But then why does Will feel so betrayed?

Told with humor and breathtaking poignancy, Love and First Sight is a story about how we relate to each other and the world around us.

 

What I Loved

As I read this book in audio format, I loved the narrator. he became Will. With the exception of a really horrible Italian accent for one of the characters, the narrator’s characterization was superb. As for the book itself, I’m thankful that Will is not a loner – he hangs out with the super-smart kids – and he’s a practical joker (as evidenced by Will’s response when he is asked to touch someone’s face).
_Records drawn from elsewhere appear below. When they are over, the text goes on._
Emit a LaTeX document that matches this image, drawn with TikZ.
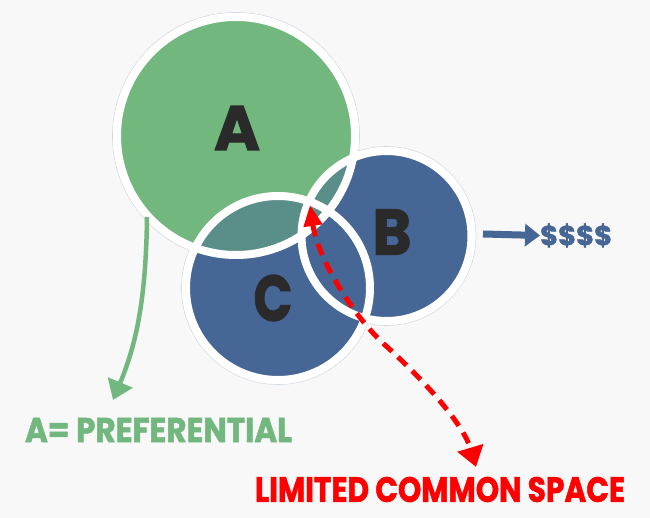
\documentclass[tikz,border=0pt]{standalone}
\usepackage{fontspec}
\usepackage{graphicx}
\newfontfamily\pop{Poppins Bold}[FakeBold=1.6]
\usetikzlibrary{arrows.meta}
\definecolor{bgc}{HTML}{F8F8F8}
\definecolor{agreen}{HTML}{72B77E}
\definecolor{bblue}{HTML}{466696}
\definecolor{tealc}{HTML}{5A8E88}
\definecolor{darkc}{HTML}{2A2A2A}
\definecolor{redc}{HTML}{FF0000}
\definecolor{outlc}{HTML}{D3D9E3}
\tikzset{
  outl/.style={draw=outlc, line width=0.6pt},
  ring/.style={draw=white, line width=8pt},
  letter/.style={font=\pop, text=darkc, inner sep=0pt},
  lbl/.style={font=\pop, inner sep=0pt},
  greenarrow/.style={draw=agreen, line width=4.5pt, -{Triangle[width=26pt,length=19pt]}},
  redarrow/.style={draw=redc, line width=5pt, dash pattern=on 12pt off 8pt,
     {Triangle[width=18pt,length=21pt]}-{Triangle[width=26pt,length=20pt]}},
  bluearrow/.style={draw=bblue, line width=7pt, -{Triangle[width=22pt,length=15pt]}}
}
\begin{document}
\begin{tikzpicture}[x=1pt,y=-1pt]
\fill[bgc] (0,0) rectangle (650,518);
\useasboundingbox (0,0) rectangle (650,518);
\coordinate (cA) at (236,136);
\coordinate (cB) at (386.5,236);
\coordinate (cC) at (278,288);
% outer thin outlines
\draw[outl] (cA) circle (123.5pt);
\draw[outl] (cB) circle (89.5pt);
\draw[outl] (cC) circle (96.5pt);
% fills
\fill[agreen] (cA) circle (119pt);
\fill[bblue] (cB) circle (85pt);
\fill[bblue] (cC) circle (92pt);
\begin{scope}
  \clip (cA) circle (119pt);
  \fill[tealc] (cB) circle (85pt);
  \fill[tealc] (cC) circle (92pt);
\end{scope}
% white rings
\draw[ring] (cA) circle (119pt);
\draw[ring] (cC) circle (92pt);
\draw[ring] (cB) circle (85pt);
% letters
\node[letter] (la) at (237,128) {\resizebox{46pt}{44pt}{A}};
\node[letter] (lb) at (392,232) {\resizebox{39pt}{45pt}{B}};
\node[letter] (lc) at (273,298) {\resizebox{39pt}{46pt}{C}};
% labels
\node[lbl, text=agreen] (pref) at (158.5,430) {\resizebox{267pt}{24pt}{A= PREFERENTIAL}};
\node[lbl, text=redc] (lcs) at (440,489.5) {\resizebox{370pt}{25pt}{LIMITED COMMON SPACE}};
\node[lbl, text=bblue, anchor=west] (dol) at (540,235.5) {\resizebox{72pt}{!}{\$\$\$\$}};
% connectors
\coordinate (ga1) at (147,217);
\coordinate (ga2) at (113,400);
\draw[greenarrow] (ga1) .. controls (146,300) and (136,345) .. (ga2);
\coordinate (r2) at (310,205);
\coordinate (rm) at (385,345);
\coordinate (r1) at (476,467);
\draw[redarrow] (r2) .. controls (318,260) and (355,318) .. (rm) .. controls (415,372) and (462,420) .. (r1);
\coordinate (b1) at (483,234);
\draw[bluearrow] (b1) -- (dol.west);
\end{tikzpicture}
\end{document}
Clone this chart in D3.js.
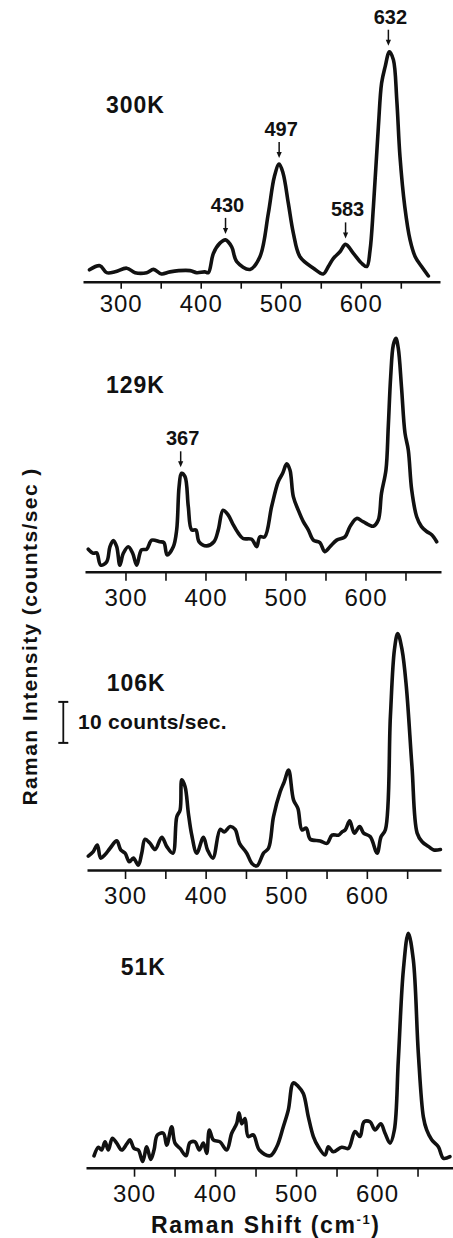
<!DOCTYPE html>
<meta charset="utf-8">
<style>
  body { margin: 0; background: #fff; }
  svg text { font-family: "Liberation Sans", Arial, Helvetica, sans-serif; fill: #111; }
  .trace { fill: none; stroke: #111; stroke-width: 3.6; stroke-linejoin: round; stroke-linecap: round; }
  .axis .domain { stroke: #111; stroke-width: 2.6; }
  .axis .tick line { stroke: #111; stroke-width: 1.6; }
  .axis .tick text { font-size: 24px; letter-spacing: 1px; }
  .temp { font-size: 23px; font-weight: bold; letter-spacing: 1px; }
  .peak { font-size: 20px; font-weight: bold; }
  .arrow { stroke: #111; stroke-width: 1.5; }
  .title { font-size: 21px; font-weight: bold; letter-spacing: 1.4px; }
</style>

<body>
  <script src="https://d3js.org/d3.v7.min.js"></script>
  <script>

    // Raman shift (cm-1), intensity (counts/sec above each axis)
    var spec300K = [[261,2.9],[274,3.9],[282.5,2.2],[293,2.4],[307.5,3.3],[318,2.2],[332.5,2.2],[341,3.0],[351,1.9],[361.6,2.4],[386.6,2.7],[395,2.2],[405,2.4],[409.5,2.2],[415.8,6.9],[424,9.4],[431,10.2],[438.7,8.5],[445,4.9],[461.6,3.0],[474,6.1],[484.5,16.7],[492,25.6],[498,28.7],[503,26.4],[509.5,19.1],[515.8,11.8],[524,6.1],[540.8,3.3],[553,1.9],[559.5,3.7],[565.8,5.7],[574,7.3],[581,9.1],[590.8,6.9],[601,4.5],[607.5,3.7],[611.6,7.7],[615.8,18.3],[622,37.8],[626,48.4],[630.4,52.4],[635.8,56.1],[640.8,54.1],[645,44.3],[649,30.5],[655,18.3],[661.6,10.2],[668,6.1],[676,3.7],[684.5,1.4]];

    var spec129K = [[253.5,5.5],[259.8,4.5],[264,4.6],[269,1.6],[276.5,2.4],[280.6,6.1],[284.8,7.6],[289,6.1],[293,1.6],[297.3,4.5],[303.5,6.1],[309,4.5],[314,1.6],[320,5.3],[326.5,5.5],[332.8,7.7],[343,7.3],[348,7.1],[352,4.1],[359.8,6.1],[364,10.2],[367,20.7],[370,24.0],[374.4,23.2],[378.5,15.9],[382.7,10.2],[388,10.2],[392,7.3],[401.5,6.3],[410.6,7.3],[416,10.2],[422,15.0],[428.5,13.8],[434.8,11.4],[441,9.4],[447,8.1],[457.8,7.9],[464,6.1],[468,8.5],[474,8.5],[482.7,15.9],[491,22.0],[496.5,24.0],[501.5,26.3],[505.6,24.8],[509.8,18.3],[516,15.0],[522.3,12.2],[528.5,10.2],[534.8,7.7],[543,7.1],[549,4.9],[555.6,6.1],[564,7.7],[574.4,8.5],[580.6,11.0],[589,13.0],[597,12.2],[609.8,11.1],[616,12.6],[620,19.1],[625.6,24.8],[628.5,35.4],[631.5,47.6],[634.8,55.3],[638,56.9],[641,54.5],[645,45.1],[649.4,33.8],[653.5,29.7],[657.8,19.9],[664,13.4],[670,11.0],[676.5,9.8],[682.8,9.0],[689,7.3]];

    var spec106K = [[254.4,3.4],[260.6,4.5],[265.6,6.1],[269.8,2.9],[275,3.7],[281.4,5.3],[289.7,7.1],[294.6,4.9],[300,4.1],[305.4,2.0],[310.3,2.9],[316.5,1.2],[320.7,4.1],[324.8,7.5],[331,6.5],[337.3,5.0],[345.6,8.0],[351.8,5.7],[359.3,4.1],[364.2,13.0],[368.3,14.6],[370.4,22.0],[374.5,20.3],[378.6,13.8],[382.8,8.5],[389,4.1],[397.3,8.0],[402.3,4.9],[409,2.9],[418,9.9],[423,9.3],[430.4,10.6],[436.6,9.9],[442,6.5],[451,4.1],[457.4,1.6],[463.6,1.0],[471.8,4.1],[478,5.3],[484.2,13.0],[492.5,19.1],[497.5,21.5],[502.9,24.4],[509,17.1],[514.5,15.0],[519.5,9.8],[524.8,10.2],[529.8,7.5],[542.2,7.1],[550.5,6.5],[556.8,8.5],[565,8.5],[569.2,9.3],[573.3,9.8],[578.7,12.0],[584.5,9.0],[591,10.6],[596,9.0],[604.3,8.1],[612.7,4.1],[617.6,8.1],[623,9.8],[629.2,37.4],[634.2,53.7],[638.3,57.7],[643.7,53.7],[649,44.7],[656,25.2],[662.4,9.0],[668.6,6.9],[676.8,5.7],[683,4.9],[691.3,5.0]];

    var spec51K = [[250.6,2.9],[256,5.0],[260,4.3],[264.2,6.3],[268.3,4.3],[273.2,7.2],[278.6,6.0],[284.8,4.3],[291,5.8],[295,6.8],[300,4.7],[305.3,4.3],[310.7,1.5],[315.7,5.1],[320.6,2.0],[324.7,4.3],[328.8,8.0],[336.2,8.4],[340.4,5.5],[346.5,10.0],[350.6,6.0],[356.8,4.7],[364.2,2.9],[369,6.1],[375.3,6.3],[380.6,4.3],[385.6,6.0],[389.7,3.5],[393,9.2],[397.9,6.8],[406.2,6.3],[414.4,4.3],[420.6,8.4],[426.8,10.8],[429.6,13.4],[433,10.7],[437,12.0],[441,7.6],[447.3,8.0],[454.7,4.3],[467.9,2.9],[476.2,5.1],[484.3,10.0],[490.5,14.1],[496.7,20.7],[502.8,19.8],[509,18.1],[515.2,12.4],[521.4,7.6],[527.5,5.1],[535.8,3.1],[539.9,5.1],[546,3.9],[556.4,5.0],[564.6,4.7],[572.8,8.8],[579,7.6],[584,11.2],[591.4,11.2],[597.5,9.2],[604.6,10.7],[609.9,8.4],[616,6.0],[621.4,9.2],[626.3,26.3],[632.5,48.2],[638.6,57.2],[644.8,50.7],[651,27.9],[657.2,12.4],[661.3,9.2],[667.5,6.8],[675.7,5.1],[681.9,2.3],[690,2.7]];

    var temps = ["300K", "129K", "106K", "51K"];
    var tickValues = [300, 350, 400, 450, 500, 550, 600, 650];
    var tickLabels = [300, 400, 500, 600];

    // arrows: label text and where the arrow points (cm-1)
    var peaks300K = [{ text: "430", at: 431 }, { text: "497", at: 498 }, { text: "583", at: 581 }, { text: "632", at: 634.5 }];
    var peaks129K = [{ text: "367", at: 369 }];

    var scaleBar = [31, 41]; // 10 counts/sec, on the 106K panel
    var yTitle = "Raman Intensity (counts/sec )";

    var pxPerCount = 4.1;

    var panels = [
      { name: temps[0], data: spec300K, peaks: peaks300K, axisY: 281.7, xr: [83, 440], xd: [252.9, 699], tick: 7, pad: 6, lab: [106, 113.3] },
      { name: temps[1], data: spec129K, peaks: peaks129K, axisY: 571.7, xr: [85, 441], xd: [249.4, 694.4], tick: 9, pad: 8, lab: [106, 392.7] },
      { name: temps[2], data: spec106K, peaks: [], axisY: 870, xr: [87, 441], xd: [252.8, 692], tick: 9, pad: 8, lab: [106.7, 690.7] },
      { name: temps[3], data: spec51K, peaks: [], axisY: 1167.7, xr: [86, 453], xd: [240.7, 693.8], tick: 9, pad: 8, lab: [120.7, 975] }
    ];

    var svg = d3.select("body").append("svg")
      .attr("width", 453)
      .attr("height", 1238);

    panels.forEach(function (p, i) {
      var x = d3.scaleLinear().domain(p.xd).range(p.xr);
      var y = d3.scaleLinear().domain([0, 60]).range([p.axisY, p.axisY - 60 * pxPerCount]);
      p.y = y;

      var g = svg.append("g");

      var axis = d3.axisBottom(x)
        .tickValues(tickValues)
        .tickSize(p.tick)
        .tickSizeOuter(0)
        .tickPadding(p.pad)
        .tickFormat(function (d) { return tickLabels.indexOf(d) >= 0 ? d : ""; });

      g.append("g")
        .attr("class", "axis")
        .attr("transform", "translate(0," + p.axisY + ")")
        .call(axis);

      var line = d3.line()
        .x(function (d) { return x(d[0]); })
        .y(function (d) { return y(d[1]); })
        .curve(d3.curveCatmullRom.alpha(0.5));

      g.append("path")
        .datum(p.data)
        .attr("class", "trace")
        .attr("d", line);

      g.append("text")
        .attr("class", "temp")
        .attr("x", p.lab[0])
        .attr("y", p.lab[1])
        .text(p.name);

      p.peaks.forEach(function (pk) {
        var top = d3.max(p.data.filter(function (d) { return Math.abs(d[0] - pk.at) < 6; }), function (d) { return d[1]; });
        var ax = x(pk.at), tip = y(top) - 6;
        g.append("line").attr("class", "arrow")
          .attr("x1", ax).attr("x2", ax)
          .attr("y1", tip - 16).attr("y2", tip - 4);
        g.append("path")
          .attr("d", "M" + (ax - 2.6) + "," + (tip - 6) + "L" + (ax + 2.6) + "," + (tip - 6) + "L" + ax + "," + tip + "Z")
          .attr("fill", "#111");
        g.append("text")
          .attr("class", "peak")
          .attr("x", ax + 2)
          .attr("y", tip - 22)
          .attr("text-anchor", "middle")
          .text(pk.text);
      });
    });

    // scale bar on the 106K panel
    var y3 = panels[2].y;
    var sb = svg.append("g");
    sb.append("line").attr("x1", 63.3).attr("x2", 63.3).attr("y1", y3(scaleBar[0])).attr("y2", y3(scaleBar[1]))
      .attr("stroke", "#111").attr("stroke-width", 1.8);
    scaleBar.forEach(function (v) {
      sb.append("line").attr("x1", 58.3).attr("x2", 68.3).attr("y1", y3(v)).attr("y2", y3(v))
        .attr("stroke", "#111").attr("stroke-width", 2);
    });
    sb.append("text")
      .attr("x", 78)
      .attr("y", (y3(scaleBar[0]) + y3(scaleBar[1])) / 2 + 7)
      .style("font-size", "21px").style("font-weight", "bold").style("letter-spacing", "0.3px")
      .text((scaleBar[1] - scaleBar[0]) + " counts/sec.");

    // y title
    svg.append("text")
      .attr("class", "title")
      .attr("transform", "translate(36.7,636.5) rotate(-90)")
      .attr("text-anchor", "middle")
      .text(yTitle);

    // x title
    var xt = svg.append("text")
      .attr("class", "title")
      .attr("x", 151)
      .attr("y", 1233)
      .style("font-size", "23px")
      .style("letter-spacing", "1.6px");
    xt.append("tspan").text("Raman Shift (cm");
    xt.append("tspan").attr("dy", -9).style("font-size", "13px").text("-1");
    xt.append("tspan").attr("dy", 9).text(")");

  </script>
The author did an amazing job of recreating a situation where someone is treated differently because they are blind, but he doesn’t leave it there, showing Will (and us) that some people do “get it.” Will also seems to possess a certain amount of awareness about himself and the world around him, and yet he wants to be able to conceptualize visual information when he meets Cecily, whose photography hobby is a foreign world to him.  This book does ask important questions about vision, autonomy, independence, helicopter parents, even though I found myself vastly disagreeing with its conclusions.

 

But Mooooooooom!

I could devote an entire blog post to the real-life counterparts to Will’s mother. She is the embodiment of a helicopter parent. Mom packs Will’s lunch every day, braille labeling the containers, wanting to hover at every opportunity. She insists that he wear big dark sunglasses to school (unlike some more stylish options he can wear), and Will just seems to go along with it after he freaks out Cecily by unintentionally staring at her.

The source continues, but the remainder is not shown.